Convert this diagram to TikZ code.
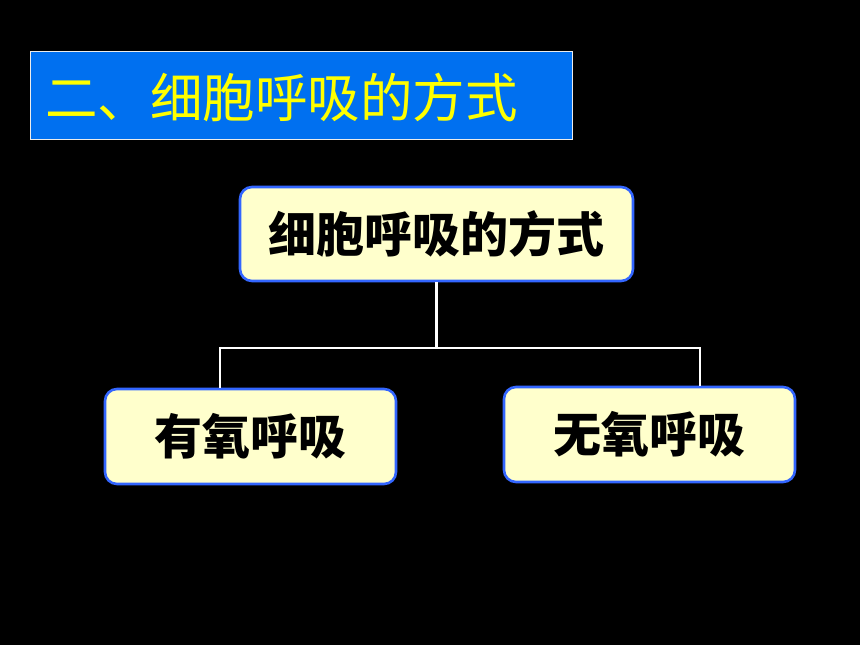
\documentclass[tikz,border=0pt]{standalone}
\usepackage{fontspec}
\newfontfamily\cjk{Noto Sans CJK SC}
\definecolor{titleblue}{RGB}{0,112,240}
\definecolor{nodefill}{RGB}{255,255,204}
\definecolor{nodeborder}{RGB}{51,102,255}
\definecolor{titleyellow}{RGB}{255,255,0}
\tikzset{
  titlebox/.style={draw=white!85!gray, line width=1.2pt, fill=titleblue},
  conceptbox/.style={draw=nodeborder, line width=2.6pt, fill=nodefill, rounded corners=12pt,
    inner sep=0pt, font=\cjk\bfseries\fontsize{48}{52}\selectfont, text=black},
  link/.style={draw=white, line width=2.8pt}
}
\begin{document}
\begin{tikzpicture}[x=1pt,y=-1pt]
\useasboundingbox[fill=black] (0,0) rectangle (860,645);
% title
\node[titlebox, minimum width=542pt, minimum height=88pt, anchor=north west, inner sep=0pt] (title) at (30,51) {};
\node[anchor=west, inner sep=0pt, text=titleyellow, font=\cjk\fontsize{52.5}{56}\selectfont] (titletext) at (45,97) {二、细胞呼吸的方式};
% nodes
\node[conceptbox, minimum width=393pt, minimum height=94pt] (top) at (436.5,234) {细胞呼吸的方式};
\node[conceptbox, minimum width=291pt, minimum height=95pt] (left) at (250.5,436.5) {有氧呼吸};
\node[conceptbox, minimum width=291pt, minimum height=95pt] (right) at (649.5,434.5) {无氧呼吸};
% connectors
\coordinate (jl) at (220,348);
\coordinate (jr) at (700,348);
\draw[link] (top.south) -- (top.south |- jl);
\draw[link, line cap=rect] (jl) -- (jr);
\draw[link] (jl) -- (jl |- left.north);
\draw[link] (jr) -- (jr |- right.north);
\end{tikzpicture}
\end{document}
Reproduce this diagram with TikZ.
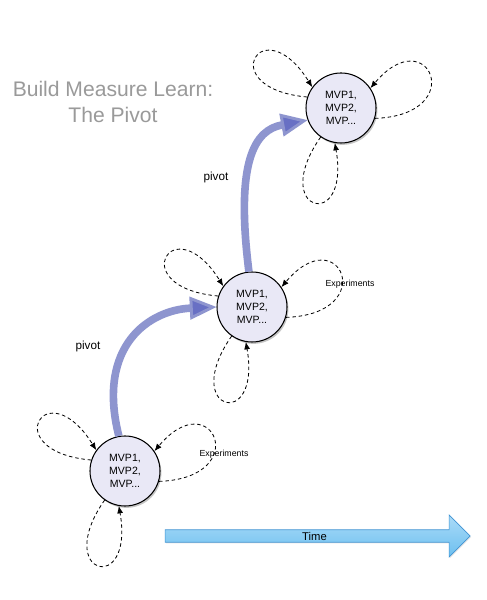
\documentclass[tikz,border=0pt]{standalone}
\usepackage{fontspec}
\setmainfont{Liberation Sans}
\usetikzlibrary{arrows.meta,shadows,shapes.arrows}

\definecolor{mvpfill}{HTML}{E9E8F6}
\definecolor{pivotblue}{HTML}{8E95CF}
\definecolor{pivothead}{HTML}{6870C4}
\definecolor{timetop}{HTML}{ABDBF8}
\definecolor{timebot}{HTML}{6CBFEF}
\definecolor{timeedge}{HTML}{3F93D3}
\definecolor{titlegray}{HTML}{9A9A9A}

\begin{document}
\begin{tikzpicture}[
  x=0.03cm,
  y=0.03cm,
  mvp/.style={circle, draw=black, line width=0.9pt, fill=mvpfill,
    minimum size=2.1cm, inner sep=0pt, align=center,
    font=\fontsize{9}{10.8}\selectfont,
    drop shadow={opacity=0.45, shadow xshift=1.2pt, shadow yshift=-1.6pt}},
  exploop/.style={dash pattern=on 3pt off 2.4pt, line width=0.7pt,
    -{Latex[length=2.2mm, width=1.8mm]}},
  pivotline/.style={pivotblue, line width=6.5pt,
    -{Triangle[length=0.8cm, width=0.68cm, fill=pivothead, line width=2.5pt]}},
  smalllabel/.style={font=\fontsize{7.5}{9}\selectfont},
  pivotlabel/.style={font=\fontsize{10}{12}\selectfont}
]

% White background
\fill[white] (0,0) rectangle (487,600);
\useasboundingbox (0,0) rectangle (487,600);

% Title
\node[align=center, text=titlegray, font=\fontsize{18}{21.5}\selectfont] (title) at (113,498)
  {Build Measure Learn:\\The Pivot};

% MVP circles
\node[mvp] (mvpA) at (125,129) {MVP1,\\MVP2,\\MVP...};
\node[mvp] (mvpB) at (252,293) {MVP1,\\MVP2,\\MVP...};
\node[mvp] (mvpC) at (341,492) {MVP1,\\MVP2,\\MVP...};

% Experiment loops
\foreach \n in {mvpA,mvpB,mvpC} {
  \draw[exploop] (\n.162) .. controls +(175:95) and +(122:95) .. (\n.144);
  \draw[exploop] (\n.-17) .. controls +(2:95) and +(50:90) .. (\n.34);
  \draw[exploop] (\n.235) .. controls +(235:92) and +(280:92) .. (\n.260);
}

\node[smalllabel] (expA) at (224,146) {Experiments};
\node[smalllabel] (expB) at (350,316) {Experiments};

% Pivot arrows
\draw[pivotline] (mvpA.100) .. controls (96,255) and (150,290) .. (mvpB.180);
\draw[pivotline] (mvpB.95) .. controls (235,440) and (255,470) .. (mvpC.200);

\node[pivotlabel] (pivotA) at (88,254) {pivot};
\node[pivotlabel] (pivotB) at (216,423) {pivot};

% Time arrow
\node[single arrow, draw=timeedge, line width=0.6pt,
  top color=timetop, bottom color=timebot,
  minimum height=9.15cm, minimum width=1.26cm,
  single arrow head extend=0.32cm, inner sep=0pt,
  font=\fontsize{9.6}{11}\selectfont,
  drop shadow={opacity=0.2, shadow xshift=0.8pt, shadow yshift=-1pt}]
  (time) at (314.5,64) {Time};

\end{tikzpicture}
\end{document}
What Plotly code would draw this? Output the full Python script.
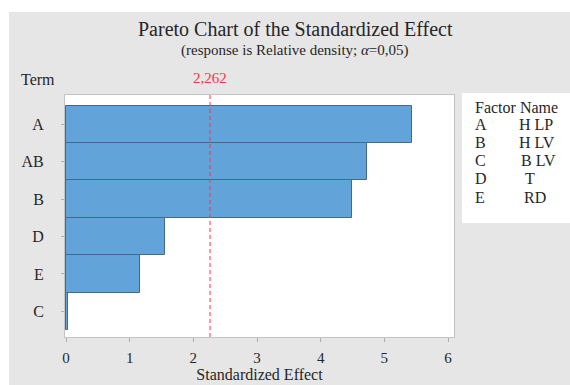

+===+

Work to be completed: Without including the pictures, reproduce all entries exactly.

Correct response:
Convert this diagram to TikZ code.
\documentclass[tikz,border=0pt]{standalone}
\usepackage{fontspec}
\newfontfamily\cjk{Noto Sans CJK SC}
\definecolor{titleblue}{RGB}{0,112,240}
\definecolor{nodefill}{RGB}{255,255,204}
\definecolor{nodeborder}{RGB}{51,102,255}
\definecolor{titleyellow}{RGB}{255,255,0}
\tikzset{
  titlebox/.style={draw=white!85!gray, line width=1.2pt, fill=titleblue},
  conceptbox/.style={draw=nodeborder, line width=2.6pt, fill=nodefill, rounded corners=12pt,
    inner sep=0pt, font=\cjk\bfseries\fontsize{48}{52}\selectfont, text=black},
  link/.style={draw=white, line width=2.8pt}
}
\begin{document}
\begin{tikzpicture}[x=1pt,y=-1pt]
\useasboundingbox[fill=black] (0,0) rectangle (860,645);
% title
\node[titlebox, minimum width=542pt, minimum height=88pt, anchor=north west, inner sep=0pt] (title) at (30,51) {};
\node[anchor=west, inner sep=0pt, text=titleyellow, font=\cjk\fontsize{52.5}{56}\selectfont] (titletext) at (45,97) {二、细胞呼吸的方式};
% nodes
\node[conceptbox, minimum width=393pt, minimum height=94pt] (top) at (436.5,234) {细胞呼吸的方式};
\node[conceptbox, minimum width=291pt, minimum height=95pt] (left) at (250.5,436.5) {有氧呼吸};
\node[conceptbox, minimum width=291pt, minimum height=95pt] (right) at (649.5,434.5) {无氧呼吸};
% connectors
\coordinate (jl) at (220,348);
\coordinate (jr) at (700,348);
\draw[link] (top.south) -- (top.south |- jl);
\draw[link, line cap=rect] (jl) -- (jr);
\draw[link] (jl) -- (jl |- left.north);
\draw[link] (jr) -- (jr |- right.north);
\end{tikzpicture}
\end{document}
Reproduce this diagram with TikZ.
\documentclass[tikz,border=0pt]{standalone}
\usepackage{fontspec}
\setmainfont{Liberation Sans}
\usetikzlibrary{arrows.meta,shadows,shapes.arrows}

\definecolor{mvpfill}{HTML}{E9E8F6}
\definecolor{pivotblue}{HTML}{8E95CF}
\definecolor{pivothead}{HTML}{6870C4}
\definecolor{timetop}{HTML}{ABDBF8}
\definecolor{timebot}{HTML}{6CBFEF}
\definecolor{timeedge}{HTML}{3F93D3}
\definecolor{titlegray}{HTML}{9A9A9A}

\begin{document}
\begin{tikzpicture}[
  x=0.03cm,
  y=0.03cm,
  mvp/.style={circle, draw=black, line width=0.9pt, fill=mvpfill,
    minimum size=2.1cm, inner sep=0pt, align=center,
    font=\fontsize{9}{10.8}\selectfont,
    drop shadow={opacity=0.45, shadow xshift=1.2pt, shadow yshift=-1.6pt}},
  exploop/.style={dash pattern=on 3pt off 2.4pt, line width=0.7pt,
    -{Latex[length=2.2mm, width=1.8mm]}},
  pivotline/.style={pivotblue, line width=6.5pt,
    -{Triangle[length=0.8cm, width=0.68cm, fill=pivothead, line width=2.5pt]}},
  smalllabel/.style={font=\fontsize{7.5}{9}\selectfont},
  pivotlabel/.style={font=\fontsize{10}{12}\selectfont}
]

% White background
\fill[white] (0,0) rectangle (487,600);
\useasboundingbox (0,0) rectangle (487,600);

% Title
\node[align=center, text=titlegray, font=\fontsize{18}{21.5}\selectfont] (title) at (113,498)
  {Build Measure Learn:\\The Pivot};

% MVP circles
\node[mvp] (mvpA) at (125,129) {MVP1,\\MVP2,\\MVP...};
\node[mvp] (mvpB) at (252,293) {MVP1,\\MVP2,\\MVP...};
\node[mvp] (mvpC) at (341,492) {MVP1,\\MVP2,\\MVP...};

% Experiment loops
\foreach \n in {mvpA,mvpB,mvpC} {
  \draw[exploop] (\n.162) .. controls +(175:95) and +(122:95) .. (\n.144);
  \draw[exploop] (\n.-17) .. controls +(2:95) and +(50:90) .. (\n.34);
  \draw[exploop] (\n.235) .. controls +(235:92) and +(280:92) .. (\n.260);
}

\node[smalllabel] (expA) at (224,146) {Experiments};
\node[smalllabel] (expB) at (350,316) {Experiments};

% Pivot arrows
\draw[pivotline] (mvpA.100) .. controls (96,255) and (150,290) .. (mvpB.180);
\draw[pivotline] (mvpB.95) .. controls (235,440) and (255,470) .. (mvpC.200);

\node[pivotlabel] (pivotA) at (88,254) {pivot};
\node[pivotlabel] (pivotB) at (216,423) {pivot};

% Time arrow
\node[single arrow, draw=timeedge, line width=0.6pt,
  top color=timetop, bottom color=timebot,
  minimum height=9.15cm, minimum width=1.26cm,
  single arrow head extend=0.32cm, inner sep=0pt,
  font=\fontsize{9.6}{11}\selectfont,
  drop shadow={opacity=0.2, shadow xshift=0.8pt, shadow yshift=-1pt}]
  (time) at (314.5,64) {Time};

\end{tikzpicture}
\end{document}
What Plotly code would draw this? Output the full Python script.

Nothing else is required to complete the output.